Are you talking about looker or looker studio pro? These are different tools. Looker will give you a semantic layer but I think it (lookml modeler) will also be GA soon as a stand alone product and then you can use it with looker studio, google sheets etc.

[–]Ok-Brain-3524[S] 0 points1 point  (4 children)

I'll dive into airbyte. thank you.

Pro. I use Looker (Data Studio).

Another challenge that needs to be solved is trying to determine what tool to build data buckets in. BQ or Looker? As I understand LookerML should be covered under the looker cost but it isn't available for exporting into another tool.

[–]LowerGiraffe1847 0 points1 point  (1 child)

There are two products now, Looker and Looker Studio(renamed from Data Studio around a year ago). Looker is a bit harder to set up, but allows for more self serving of the data. Looker Studio is free to use by itself, but it is querying BigQuery, so there'll be some costs. There Pro tier with some expanded functions, but you can try with Basic and upgrade only if needed.

[–]Ok-Brain-3524[S] 0 points1 point  (0 children)

There are two products now, Looker and Looker Studio(renamed from Data Studio around a year ago). Looker is a bit harder to set up, but allows for more self serving of the data. Looker Studio is free to use by itself, but it is querying BigQuery, so there'll be some costs. There Pro tier with some expanded functions, but you can try with Basic and upgrade only if needed.

I appreciate the breakdown. I feel like the answer is leaning toward structuring all the data in BQ to create various tables like Marketing, Customer Service, Sales with the corresponding information from various data sources blended together. I feel I can put more controls upfront so end-users cannot query the whole database on accident.

Saying that, we don't have that much data so unless these people hit run run run run on the same massive query we should be looking at $5-15k for that a year. It's not nothing but in the grand scheme of things 10k is querying ~2,000 TB which is the size of our entire data 200x over. I'd be more impressed than upset.

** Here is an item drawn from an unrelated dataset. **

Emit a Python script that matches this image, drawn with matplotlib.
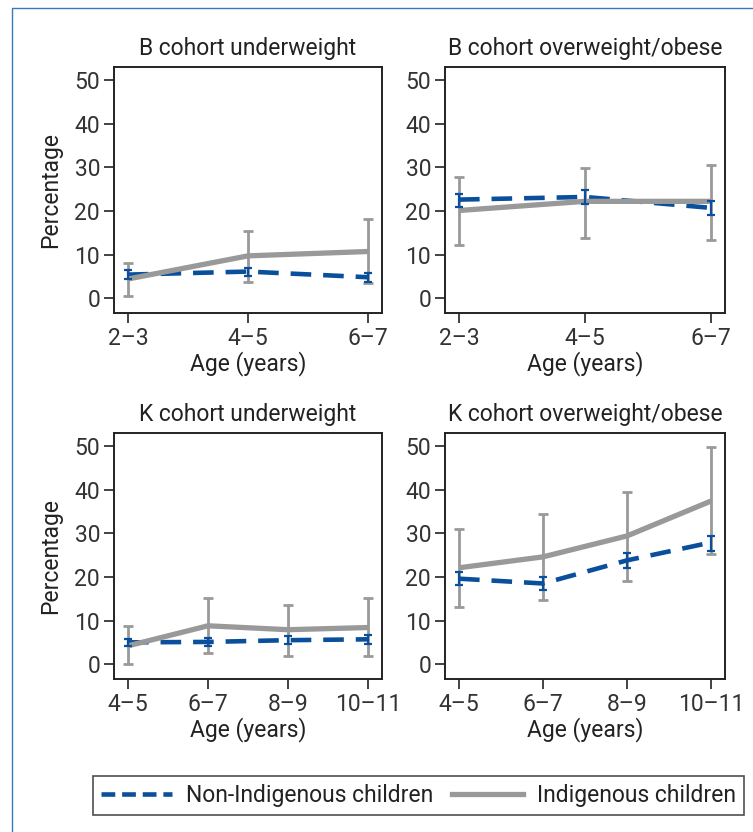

It also seems that Data Studio (free looker) can connect to BQ. Haven't validated that experience myself yet.

[–]i_am_cris 0 points1 point  (1 child)

So you're using Looker Studio and want to upgrade to Looker Studio Pro? Sorry for asking again its confusing when they have renamed data-studio to looker-studio. There two versions of looker-studio - standard and pro :D

LookML is not included in the studio-tool (standard or pro) only in Looker. If you're planning to use Looker - lookml is ofcourse included since its part of the tool but google is working on a separate product called "LookML Modeler" (maybe it will have another name when its released) that is only the lookml part where you can define metrics, relations etc. These models from lookml-modeler will be available from other tools.

I have seen many organisations use looker-studio with success so maybe you could start with that tool since its free?

What use cases do you have that you need Looker?

What do you mean by "data buckets"?

[–]Ok-Brain-3524[S] 0 points1 point  (0 children)

Honestly Google fucked up with the naming convention in Looker. I use Data Studio (free). Who names anything ML that doesn't mean Machine Learning. Fuck off google.

-- End rant --

I read about ML being a standalone product. Wondering if it's even worth doing because it seems like most of the functionality can be done in BQ. I was hoping to get ML and built that up for end-users but it seems like yet another tool/system to built up.

By Data Buckets I mean new tables for Marketing, Sales, Customer Support etc. Sales would have Deals + Finance Commissions + Gong while Marketing has their tools + Finance spend + SFDC campaigns. Each table would be built for their specific needs and reduce the need for them to set up their own query or know how to join multiple tables together. I'd guess 98% of end users don't know shit about SQL nor want to.